Reproduce the data exactly and drop any pictures it holds.

-------- MATERIAL FOR THIS EXERCISE --------

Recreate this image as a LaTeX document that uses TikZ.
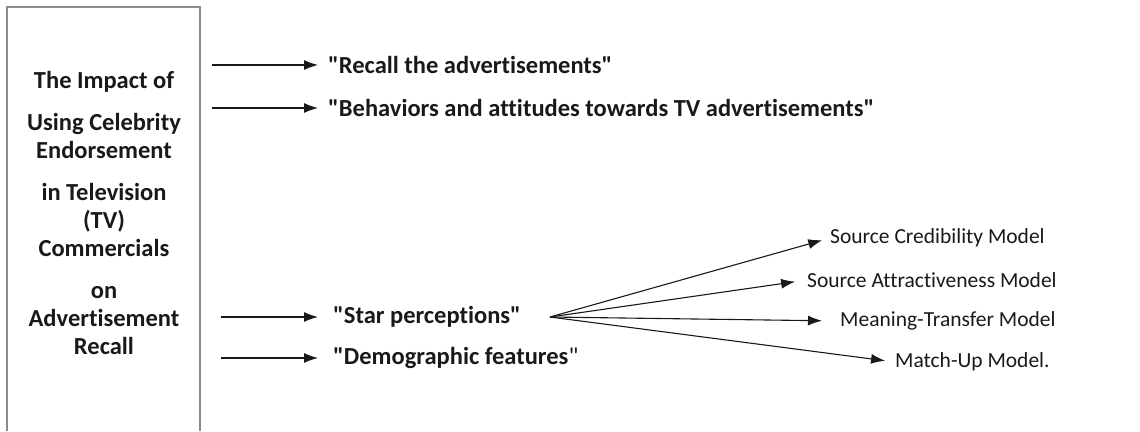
\documentclass[tikz,border=0pt]{standalone}
\usepackage{fontspec}
\setmainfont{Carlito}[Ligatures={TeXOff,NoCommon}]
\usetikzlibrary{positioning,arrows.meta}
\tikzset{>={Latex[length=14pt,width=10pt]}}

\begin{document}
\begin{tikzpicture}[x=1pt,y=-1pt, every node/.style={inner sep=0pt, text=black!90}]
      \useasboundingbox (0,0) rectangle (1140,431);
      % frame (open at the bottom)
      \draw[black!45, line width=1.3pt] (7,431) -- (7,7) -- (200,7) -- (200,431);
      \node[align=center, font=\bfseries\fontsize{24.5}{28}\selectfont] (title) at (104,213) {The Impact of\\[14pt] Using Celebrity\\ Endorsement\\[14pt] in Television\\ (TV)\\ Commercials\\[14pt] on\\ Advertisement\\ Recall};
      \node[anchor=west, font=\bfseries\fontsize{24.5}{28}\selectfont] (recall) at (328,65) {"Recall the advertisements"};
      \node[anchor=west, font=\bfseries\fontsize{24.5}{28}\selectfont] (behav) at (328,108) {"Behaviors and attitudes towards TV advertisements"};
      \node[anchor=west, font=\bfseries\fontsize{24.5}{28}\selectfont] (star) at (333,317) {"Star perceptions"};
      \node[anchor=west, font=\bfseries\fontsize{24.5}{28}\selectfont] (demog) at (333,358) {"Demographic features\textmd{"}};
      \node[anchor=west, font=\fontsize{21.5}{25}\selectfont] (cred) at (830,238) {Source Credibility Model};
      \node[anchor=west, font=\fontsize{21.5}{25}\selectfont] (attr) at (807,280) {Source Attractiveness Model};
      \node[anchor=west, font=\fontsize{21.5}{25}\selectfont] (mean) at (840,321) {Meaning-Transfer Model};
      \node[anchor=west, font=\fontsize{21.5}{25}\selectfont] (match) at (895,362) {Match-Up Model.};
      \coordinate (a1) at (212,65);
      \coordinate (a2) at (212,108);
      \coordinate (a3) at (221,317);
      \coordinate (a4) at (221,358);
      \coordinate (fan) at (550,317);
      \draw[->, black!90, line width=1.1pt, shorten >=10pt] (a1) -- (recall.west);
      \draw[->, black!90, line width=1.1pt, shorten >=10pt] (a2) -- (behav.west);
      \draw[->, black!90, line width=1.1pt, shorten >=15pt] (a3) -- (star.west);
      \draw[->, black!90, line width=1.1pt, shorten >=15pt] (a4) -- (demog.west);
      \draw[->, black!90, line width=1.1pt, shorten >=8pt] (fan) -- (cred.west);
      \draw[->, black!90, line width=1.1pt, shorten >=12pt] (fan) -- (attr.west);
      \draw[->, black!90, line width=1.1pt, shorten >=18pt] (fan) -- (mean.west);
      \draw[->, black!90, line width=1.1pt, shorten >=10pt] (fan) -- (match.west);
    \end{tikzpicture}
\end{document}
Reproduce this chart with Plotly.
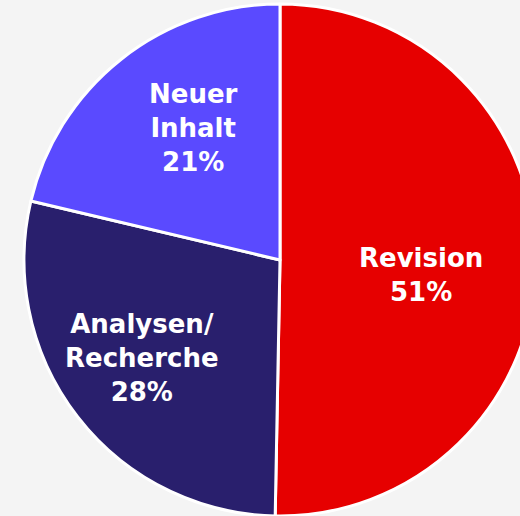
import plotly.graph_objects as go

# Data
categories = ["Revision", "Analysen/<br>Recherche", "Neuer<br>Inhalt"]
slice_values = [50.3, 28.4, 21.3]          # slice sizes as drawn
percent_labels = ["51%", "28%", "21%"]     # percentages printed on the chart
colors = ["#E60000", "#291F6D", "#5A4AFF"]

W, H = 560, 516
ML, MR, MT, MB = 24, 24, 4, 0
PW, PH = W - ML - MR, H - MT - MB

# label centre positions (pixels in the page)
label_px = [(421, 275), (142, 358), (193, 128)]

fig = go.Figure(go.Pie(
    labels=categories,
    values=slice_values,
    sort=False,
    direction="clockwise",
    rotation=0,
    marker=dict(colors=colors, line=dict(color="white", width=3)),
    textinfo="none",
    hoverinfo="label",
    showlegend=False,
))

for cat, pct, (px, py) in zip(categories, percent_labels, label_px):
    fig.add_annotation(
        x=(px - ML) / PW, y=1 - (py - MT) / PH,
        xref="paper", yref="paper",
        text=f"{cat}<br>{pct}",
        showarrow=False,
        xanchor="center", yanchor="middle",
        align="center",
        font=dict(family="DejaVu Sans", size=26, color="white", weight="bold"),
    )

fig.update_layout(
    width=W, height=H,
    margin=dict(l=ML, r=MR, t=MT, b=MB),
    paper_bgcolor="#F4F4F4",
    plot_bgcolor="#F4F4F4",
)

fig.write_html(
    "out.html",
    config={"displayModeBar": False},
    post_script="document.body.style.margin='0';document.body.style.overflow='hidden';document.documentElement.style.overflow='hidden';",
)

--------

*OUTPUT BELOW:*
Recreate this image as a LaTeX document that uses TikZ.
\documentclass[tikz,border=0pt]{standalone}
\usepackage{fontspec}
\setmainfont{Carlito}[Ligatures={TeXOff,NoCommon}]
\usetikzlibrary{positioning,arrows.meta}
\tikzset{>={Latex[length=14pt,width=10pt]}}

\begin{document}
\begin{tikzpicture}[x=1pt,y=-1pt, every node/.style={inner sep=0pt, text=black!90}]
      \useasboundingbox (0,0) rectangle (1140,431);
      % frame (open at the bottom)
      \draw[black!45, line width=1.3pt] (7,431) -- (7,7) -- (200,7) -- (200,431);
      \node[align=center, font=\bfseries\fontsize{24.5}{28}\selectfont] (title) at (104,213) {The Impact of\\[14pt] Using Celebrity\\ Endorsement\\[14pt] in Television\\ (TV)\\ Commercials\\[14pt] on\\ Advertisement\\ Recall};
      \node[anchor=west, font=\bfseries\fontsize{24.5}{28}\selectfont] (recall) at (328,65) {"Recall the advertisements"};
      \node[anchor=west, font=\bfseries\fontsize{24.5}{28}\selectfont] (behav) at (328,108) {"Behaviors and attitudes towards TV advertisements"};
      \node[anchor=west, font=\bfseries\fontsize{24.5}{28}\selectfont] (star) at (333,317) {"Star perceptions"};
      \node[anchor=west, font=\bfseries\fontsize{24.5}{28}\selectfont] (demog) at (333,358) {"Demographic features\textmd{"}};
      \node[anchor=west, font=\fontsize{21.5}{25}\selectfont] (cred) at (830,238) {Source Credibility Model};
      \node[anchor=west, font=\fontsize{21.5}{25}\selectfont] (attr) at (807,280) {Source Attractiveness Model};
      \node[anchor=west, font=\fontsize{21.5}{25}\selectfont] (mean) at (840,321) {Meaning-Transfer Model};
      \node[anchor=west, font=\fontsize{21.5}{25}\selectfont] (match) at (895,362) {Match-Up Model.};
      \coordinate (a1) at (212,65);
      \coordinate (a2) at (212,108);
      \coordinate (a3) at (221,317);
      \coordinate (a4) at (221,358);
      \coordinate (fan) at (550,317);
      \draw[->, black!90, line width=1.1pt, shorten >=10pt] (a1) -- (recall.west);
      \draw[->, black!90, line width=1.1pt, shorten >=10pt] (a2) -- (behav.west);
      \draw[->, black!90, line width=1.1pt, shorten >=15pt] (a3) -- (star.west);
      \draw[->, black!90, line width=1.1pt, shorten >=15pt] (a4) -- (demog.west);
      \draw[->, black!90, line width=1.1pt, shorten >=8pt] (fan) -- (cred.west);
      \draw[->, black!90, line width=1.1pt, shorten >=12pt] (fan) -- (attr.west);
      \draw[->, black!90, line width=1.1pt, shorten >=18pt] (fan) -- (mean.west);
      \draw[->, black!90, line width=1.1pt, shorten >=10pt] (fan) -- (match.west);
    \end{tikzpicture}
\end{document}
Reproduce this chart with Plotly.
import plotly.graph_objects as go

# Data
categories = ["Revision", "Analysen/<br>Recherche", "Neuer<br>Inhalt"]
slice_values = [50.3, 28.4, 21.3]          # slice sizes as drawn
percent_labels = ["51%", "28%", "21%"]     # percentages printed on the chart
colors = ["#E60000", "#291F6D", "#5A4AFF"]

W, H = 560, 516
ML, MR, MT, MB = 24, 24, 4, 0
PW, PH = W - ML - MR, H - MT - MB

# label centre positions (pixels in the page)
label_px = [(421, 275), (142, 358), (193, 128)]

fig = go.Figure(go.Pie(
    labels=categories,
    values=slice_values,
    sort=False,
    direction="clockwise",
    rotation=0,
    marker=dict(colors=colors, line=dict(color="white", width=3)),
    textinfo="none",
    hoverinfo="label",
    showlegend=False,
))

for cat, pct, (px, py) in zip(categories, percent_labels, label_px):
    fig.add_annotation(
        x=(px - ML) / PW, y=1 - (py - MT) / PH,
        xref="paper", yref="paper",
        text=f"{cat}<br>{pct}",
        showarrow=False,
        xanchor="center", yanchor="middle",
        align="center",
        font=dict(family="DejaVu Sans", size=26, color="white", weight="bold"),
    )

fig.update_layout(
    width=W, height=H,
    margin=dict(l=ML, r=MR, t=MT, b=MB),
    paper_bgcolor="#F4F4F4",
    plot_bgcolor="#F4F4F4",
)

fig.write_html(
    "out.html",
    config={"displayModeBar": False},
    post_script="document.body.style.margin='0';document.body.style.overflow='hidden';document.documentElement.style.overflow='hidden';",
)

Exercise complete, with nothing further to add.